Drones Are a Fact of Life (and a Meme) But the Pakistani Parliament Requests the U.S. Stop With the Strikes
There was something just so lame about Texts from Hillary, last week's hot meme that so greatly aggrandized the Secretary of State. Enter the anti-war response, Text from Drone. And what good timing!
Well, it's always good timing because drones are now a fact of life. Rolling Stone has a long piece on America's secret war, up today online. And it seems like every day now there are more and more news pieces trying to prepare us all for the brave, new world of domestic drones. The FAA has until the end of 2015 to figure out the how of domestic drone flights and airspace, but there are 9 drones patrolling the Mexican border and the potential for some patrolling the Canadian one as well. Privacy laws are going to have to deal with, and will undoubtedly continue to be far behind the reality of this new technology as well. The first America arrested with the help of a drone — a cattle-rustling member of the so-called sovereign citizen movement — is appealing his sentence because of his unique method of capture.

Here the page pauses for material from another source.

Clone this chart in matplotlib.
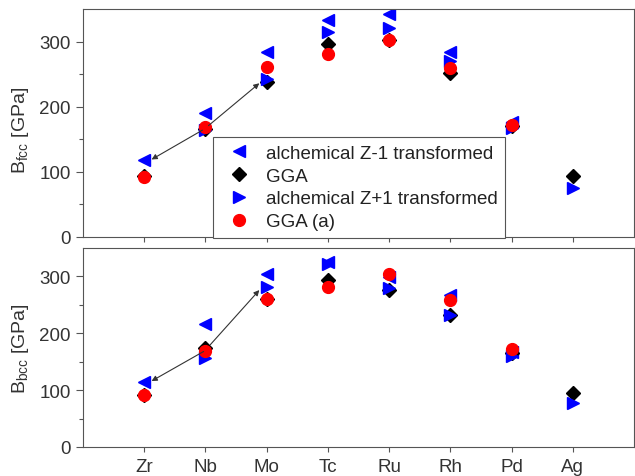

But over in Pakistan, of course, what is mostly (for now) theoretical to Americans is a little more real to residents of the oft-bombarded country.
According to Voice of America, the Pakistani Parliament is getting a bit cranky about those 2000-odd people killed within their borders since 2004 (but mostly since Obama won the office). Things are more than a bit frayed, relations-wise, with the two countries. But a month of talks has led to things maybe moving; especially potentially reopening NATO supply lines, closed since last November when U.S. planes killed 24 Pakistani soldiers. There has been some demands from the Pakistani Parliament, however:
The new demands, unanimously approved in a nonbinding parliamentary resolution last week, include an end to drone strikes in Pakistan, a bar on unilateral U.S. military operations -- such as the Abbottabad raid that killed Osama bin Laden -- a ban on U.S. intelligence operations, and indefinite suspension of visas to U.S. intelligence operatives and security contractors.
Parliament is also demanding an unconditional apology from Washington for the November airstrike that mistakenly killed Pakistani troops on the Afghan border.
What makes the call for new conditions unusual is that it comes not from Pakistan's federal government, but from parliament.
There is not any precedent in Pakistan for parliamentary determination of this kind of a foreign policy issue," says Teresita Schaffer, former U.S. deputy assistant secretary of state for South Asia. "And the reason that the parliament was asked to take this action was basically that both the government and, perhaps more importantly, the army, wanted cover. Whatever they decided, they wanted to have as much political cover as they wanted. And I think that neither one was averse to parliament taking a pretty hard line."
[…]
Intelligence operations are by nature secret, often quietly allowed through quiet agreements. Schaffer says President Zardari and his Pakistan Peoples' Party may have gotten some political traction by pushing parliament to make such stiff demands, but that the government could be seriously damaged if any secret agreements between the U.S. and Pakistan come to light.
"You'll notice that not only did the parliament say 'hell no drones,' but also specified in their resolution that there can be no secret or verbal agreements touching U.S.-Pakistan relations, and that any previous ones hereby stand canceled," says Schaffer. "Clearly what that means is that the kind of handshake agreements that we've often operated on in the past become very vulnerable to sudden scandal and exposure."
The U.S. has no plans to end the strikes, though they want to chat with Pakistan more in the coming weeks and months.